Re: Defending Bonds - Posted by John Behle
Posted by John Behle on December 08, 1998 at 15:27:14:
This isn’t a matter of flexibility or creativity, just practicality.
I have negotiated millions in “paper trade” deals. With some expertise, negotiation skills, backup information and the right seller, they can be quite easy to do.
The problem I have with bonds is as I stated. A bond does not have at a given moment a true value that reflects in the face value. Especially with zero coupon bonds - which also carry a potential tax problem of imputed interest.
Most of the sellers I have dealt with in “paper trade” type transactions would prefer cash, but just can’t get it in a given market. Few people know that bonds do not sell at face value. It takes one simple phone call and they know what potential discount they would have to take. They then view that as taking an extreme discount in the property and it doesn’t work in the negotiations.
With notes, they see something very similar to what they would take - just with different collateral. It makes the negotiations far simpler. It isn’t that often that the subject of selling the note for cash comes up and they then don’t jump to the “I’m taking an extreme discount for my property” type of thinking.
With notes, the value is relative. A note for $50,000 at 10% interest is worth that in trade to most potential sellers. To me it may be worth as little as $30,000.
Which brings up one of the bigger challenges with bonds - the margins. I can’t get any where near the type of discount on bonds that I can on paper - If you compare apples to apples.
I can get decent discounts on near worthless zero coupon junk bonds. That can lead to the margins to make the deal work financially, but I will not give them to a seller. Neither will I stay in the middle and in any way guarantee them.
I will never ask a seller to do something that I would not ethically suggest as an agent or consultant. I won’t ask them to do something that I would not do myself in the way of risks, etc.
I guess that loses me a few deals.
So, good bonds don’t discount enough to make the deal fly and I will not stick a seller with bad or risky bonds. EXPECIALLY when I can get great margins in good safe paper that I am willing to guarantee.
The guarantee portion is important, because they almost always ask for it and tax wise, it is usually the only way to make the deal fly. If I were to buy the notes (or bonds) at a discount and trade them at face for the property, I have a short term capital gain. I can work around that. The problem is with the seller. If they accept notes or bonds for their equity, they are taxable as if they received cash. The fact that most of them don’t know that isn’t acceptable to me - I will not stick them with a tax bomb that explodes later. Many of the sellers I work with accept paper or are persuaded to do so because they can keep an installment sale treatment if it is done properly - which means me staying in the middle.
If I stay in the middle with paper, I can continue to profit on the notes constantly. I still have an active portfolio that I can make a great deal of money on. I am thrilled to be in the middle for the profit advantage alone.
With bonds, again, if they are good bonds there isn’t enough discount. If they are weak enough that I can get the margins, then I (and most sellers) won’t do the deal. There is also NO upside profit.
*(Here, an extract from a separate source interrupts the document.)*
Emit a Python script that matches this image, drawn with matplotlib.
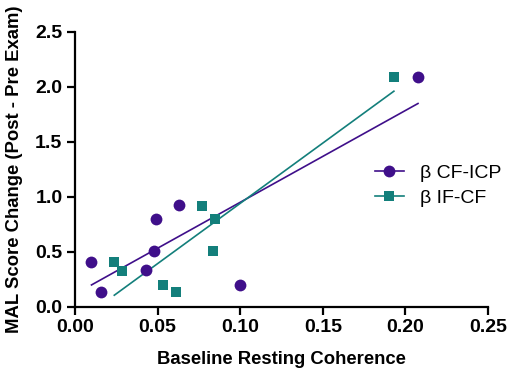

This is an extreme amount of money. At some point, maybe I’ll show why, but it is way to deep to go into here.
I can see that the way you are using bonds works. No question there are situations where bonds are applicable - I know that fully well. It’s just that that isn’t the application that most people are “Sold” on.
I made the comments previously because the ways that beginning and naive investors are told to use bonds are both impractical and in my opinion unethical (depending how they do it). Obviously these are not the ways you are using them. I have no problem with a banker accepting bonds for the REO property. They don’t have the tax and risk problems. A little old couple selling their home or rental does. The average “newbie” investor either doesn’t know the risks and problems or doesn’t care - Both of which are not anything I will encourage. Few investors would have the negotiation skills to pull off a deal on these transactions.